IHostEnvironmentStatistics and runtime statistics improvements

martinothamar commented 5 years ago

Working on this for Linux: #5423

Todays implementation only considers stats on the host level, so it accounts for everything running on server including other services. Now that docker and k8s is becoming increasingly common, and Orleans being more suitable for microservices scenarios due to lower idle usage in recent versions it would be beneficial to change the IHostEnvironmentStatistics and related API's.

The interface covers

Host CPU usage percentage
Host total physical memory in bytes
Host available memory in bytes

We could also get these stats for the silo/client process using perf counters for Windows and /proc/{pid}/ for Linux

Process CPU usage percentage
Process memory usage in bytes

There's also all the FloatValueStatistic/IntValueStatistic things that store various runtime stats. I see now that LoadShedQueueFlowController uses the StatisticNames.RUNTIME_CPUUSAGE statistic so I would need to add to that statistic for loadshedding to work I'm assuming. So the abstraction here feels kind of messy, but maybe it's ok. Just want to open the discussion.

As for our specific scenario we're at the end of finally migrating all our Windows IIS/Services stuff to Linux and .NET Core. So currently we are deploying all our services to 3 different vm's in an availability set. So there will be 4+ containers running on every vm and we use OrleansDashboard everywhere there's Orleans, so having a process-specific graph for CPU/memory would be nice. Since Linux etc is pretty new to us we haven't yet decided on how to do monitoring and alerting, but recognize that Prometheus + Grafana seems to be the "cloud native" choice. I've been thinking about writing a Prometheus exporter for Orleans stats, but CPU/memory usage you could get from cgroup-exporter so don't know if that's worth it. But there are lots of other runtime StatisticName's that look interesting for exporting.

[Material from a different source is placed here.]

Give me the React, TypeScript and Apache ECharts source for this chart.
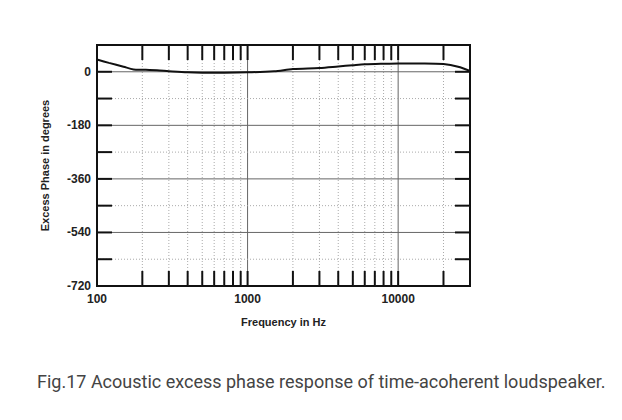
import React, { useEffect, useRef } from "react";
import * as echarts from "echarts";

const freqs = [100, 120, 150, 175, 200, 250, 300, 400, 500, 700, 1000, 1500, 2000, 3000, 4000, 5000, 6000, 8000, 10000, 15000, 20000, 25000, 30000];
const phases = [41, 30, 17, 8, 7, 5, 2, -2, -3, -3, -2, 2, 9, 13, 18, 22, 25, 27, 28, 28, 26, 17, 3];

const xMinorLines = [200, 300, 400, 500, 600, 700, 800, 900, 2000, 3000, 4000, 5000, 6000, 7000, 8000, 9000, 20000];
const xMajorLines = [1000, 10000];
const yMajorLines = [0, -180, -360, -540];
const yMinorLines = [-90, -270, -450, -630];
const xTickLabels = [100, 1000, 10000];
const yTickLabels = [0, -180, -360, -540, -720];

const X_MIN = 100;
const X_MAX = 30000;
const Y_MIN = -720;
const Y_MAX = 90;

export default function App() {
  const ref = useRef<HTMLDivElement>(null);
  useEffect(() => {
    if (!ref.current) return;
    const chart = echarts.init(ref.current, null, { renderer: "svg" });
    const gridItems: any[] = [];
    xMinorLines.forEach((v) => gridItems.push({ value: [v, 0], kind: "xminor" }));
    xMajorLines.forEach((v) => gridItems.push({ value: [v, 0], kind: "xmajor" }));
    yMinorLines.forEach((v) => gridItems.push({ value: [X_MIN, v], kind: "yminor" }));
    yMajorLines.forEach((v) => gridItems.push({ value: [X_MIN, v], kind: "ymajor" }));
    const kinds = gridItems.map((g) => g.kind);
    const labelFont = { fontFamily: "Liberation Sans, Arial, sans-serif", fontWeight: "bold" as const, fontSize: 12, color: "#222" };
    chart.setOption({
      animation: false,
      grid: { left: 89, top: 37, right: 152, bottom: 134, show: true, borderColor: "#111", borderWidth: 2, backgroundColor: "#fff" },
      xAxis: {
        type: "log",
        logBase: 10,
        min: X_MIN,
        max: X_MAX,
        name: "Frequency in Hz",
        nameLocation: "middle",
        nameGap: 30,
        nameTextStyle: { ...labelFont, fontSize: 11 },
        axisLine: { show: false },
        axisTick: { show: false },
        splitLine: { show: false },
        axisLabel: {
          ...labelFont,
          margin: 7,
          showMaxLabel: false,
          formatter: (v: number) => (xTickLabels.some((t) => Math.abs(t - v) < 1e-6 * t) ? String(Math.round(v)) : ""),
        },
      },
      yAxis: {
        type: "value",
        min: Y_MIN,
        max: Y_MAX,
        interval: 90,
        name: "Excess Phase in degrees",
        nameLocation: "middle",
        nameGap: 47,
        nameTextStyle: { ...labelFont, fontSize: 11 },
        axisLine: { show: false },
        axisTick: { show: false },
        splitLine: { show: false },
        axisLabel: {
          ...labelFont,
          margin: 6,
          formatter: (v: number) => (yTickLabels.includes(v) ? String(v) : ""),
        },
      },
      graphic: [
        {
          type: "text",
          left: 29,
          top: 364,
          style: {
            text: "Fig.17 Acoustic excess phase response of time-acoherent loudspeaker.",
            font: "18px Roboto, sans-serif",
            fill: "#444",
          },
        },
      ],
      series: [
        {
          type: "custom",
          z: 1,
          silent: true,
          data: gridItems.map((g) => g.value),
          renderItem: (params: any, api: any) => {
            const kind = kinds[params.dataIndex];
            const x = api.value(0);
            const y = api.value(1);
            const children: any[] = [];
            if (kind === "xminor" || kind === "xmajor") {
              const top = api.coord([x, Y_MAX]);
              const bot = api.coord([x, Y_MIN]);
              children.push({
                type: "line",
                shape: { x1: top[0], y1: top[1], x2: bot[0], y2: bot[1] },
                style: kind === "xmajor" ? { stroke: "#666", lineWidth: 1 } : { stroke: "#aaa", lineWidth: 1, lineDash: [1, 2] },
              });
              children.push({ type: "line", shape: { x1: top[0], y1: top[1], x2: top[0], y2: top[1] + 15 }, style: { stroke: "#111", lineWidth: 2 } });
              children.push({ type: "line", shape: { x1: bot[0], y1: bot[1], x2: bot[0], y2: bot[1] - 15 }, style: { stroke: "#111", lineWidth: 2 } });
            } else {
              const l = api.coord([X_MIN, y]);
              const r = api.coord([X_MAX, y]);
              children.push({
                type: "line",
                shape: { x1: l[0], y1: l[1], x2: r[0], y2: r[1] },
                style: kind === "ymajor" ? { stroke: "#666", lineWidth: 1 } : { stroke: "#aaa", lineWidth: 1, lineDash: [1, 2] },
              });
              children.push({ type: "line", shape: { x1: l[0], y1: l[1], x2: l[0] + 15, y2: l[1] }, style: { stroke: "#111", lineWidth: 2 } });
              children.push({ type: "line", shape: { x1: r[0], y1: r[1], x2: r[0] - 15, y2: r[1] }, style: { stroke: "#111", lineWidth: 2 } });
            }
            return { type: "group", children };
          },
        },
        {
          type: "line",
          z: 3,
          data: freqs.map((f, i) => [f, phases[i]]),
          showSymbol: false,
          smooth: 0.3,
          lineStyle: { color: "#111", width: 2 },
        },
      ],
    });
    return () => chart.dispose();
  }, []);
  return <div ref={ref} style={{ width: 614, height: 412 }} />;
}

benjaminpetit commented 5 years ago

IHostEnvironmentStatistics still has a lot of value, especially for load shedding: if you only monitor the Orleans app CPU percentage, you will not see that the server is overloaded if this charge is caused by another process running on the machine.

All applications specific metrics should be implemented in IAppEnvironmentStatistics instead. Note that we already get the memory usage via GC.

I have to admit that I don't know how the values read from /proc/ or from the windows perf counter are influenced if you set CPU/Memory constraints on the container.

seniorquico commented 4 years ago

I created a custom IHostEnvironmentStatistics package for containers running on AWS ECS (we're currently using it with Fargate, so we're skirting around the host vs container stats discussion of OP). My goal was to provide the necessary stats for load shedding and, more of a bonus, get some relatively live metrics on the Orleans Dashboard. I've also started looking into developing packages for K8s and generic Docker workloads (depending on how some upcoming work projects go).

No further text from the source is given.